At any rate, I mentioned this to a colleague a few days ago: my concept of the artist as someone who is able to present the essence of being human to others; in this way, a visionary and a guide, a kind of midwife to the experience of being more than an individual in the world.
She said she thought that was the one of the most arrogant things she’d ever heard: artists having special talents – “Everyone can be an artist.”
But how is my idea more arrogant that believing that every individual, if she pays close enough attention to her own experience, has something worth sharing with others?
Something that other people should pay her for (time is money, after all)? If all expression is of equal worth, isn’t all expression equally worthless?
How is it that we find ourselves in an economy that assumes it is a viable model to compensate each other for our unbridled (read: undisciplined) self-expression?
Who is the new underclass?
I cringe when I read/hear the term “Creatives”, which implies that, not only is it pompous to strive to be an artist/master, but that some people aren’t creative. Oscar Wilde, who held that no everyone had the ability to appreciate art, would be proud.
Or, in a more generous vein: some people aren’t ambitious enough to harness their creativity and instead, choose to work in factories or other mundane jobs that don’t involve following their dream, or leading a herd to do the same.
Who is washing the toilets at these motivational conventions?
To be very honest, “creatives” in my mind are people skilled at manipulating the market – they can actually (often) bypass excellence and sell their wares; in some cases, they can take the absence of a “ware” and turn it into income. I am not saying they don’t deserve their paychecks. These people have skills.
It seems to me, that on a very basic level, the new measure of the artist with a little A, the “creative”, is the total dominance of the familiar measure of P.T. Barnum’s capitalism. Perceived value. Perceived results of perceived “labor”? Who says we live in an age devoid of the mystical? The momentary feel-good vibe they provide has value. I pay for that, too.
The figure left in the photo: Someone made that. Some pre-Dynastastic Abyssinian.
Someone knew those heavy breasts. Those curves. That hollowed-torso posture. I know those things, too. Recognize them. But I can’t share that knowledge by carving a figure from bone.
That artist/artisan lived, and breathed, and carved, and made a bridge from then to now. She wasn’t the only person living then.

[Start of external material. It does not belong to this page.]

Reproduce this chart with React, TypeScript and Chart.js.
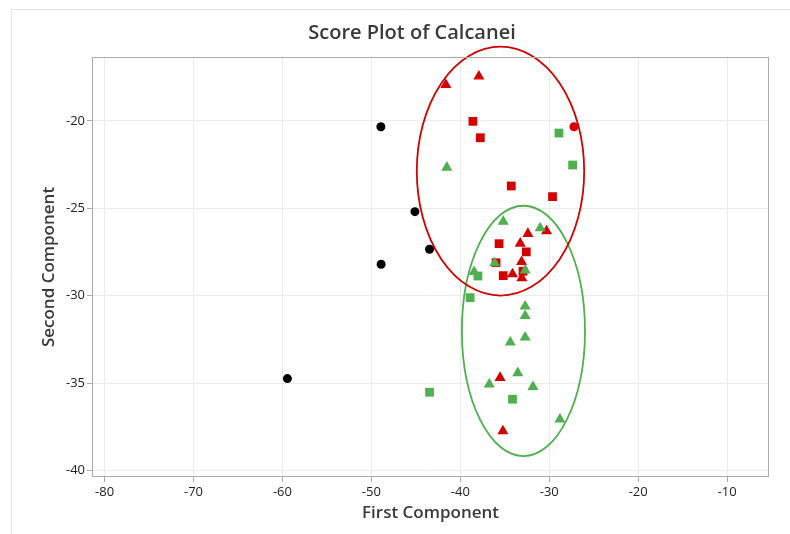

There’s no reason to think that she was among the more interesting of the people living then, the most intelligent, the most clever.
But she built the bridge: the object, conduit, magic portal that made this connection. Through some fluke of archaeology, this anonymous bit of humanity endured. Something in it transcends historical and cultural context.
This recognition I experience, is it just another kind of feel-good vibe? Nothing more? Is context vs. transcending context irrelevant/illusionary?
Is this Art? art? What is it worth? (Is it Branded? A Rembrandt? A Rembrandt’s pupil?)
I suppose the British Museum as a specific sum in mind. For insurance purposes.
Meanwhile, I’ve been thinking about my PhD.: my pursuit of excellence. About what a destructive time it was, and how I am still working to heal. How, on some days, I can’t remember why I write. Wondering if all this frustration flows from envy, because I am not one of the “creatives”; if I’m still a necromancer at heart –
Half-in-love with Mr. Wilde.
Because I’m half-in-love with the book on my shelf.
*And, by the way, I am all for artisan pickles. I can’t make those either.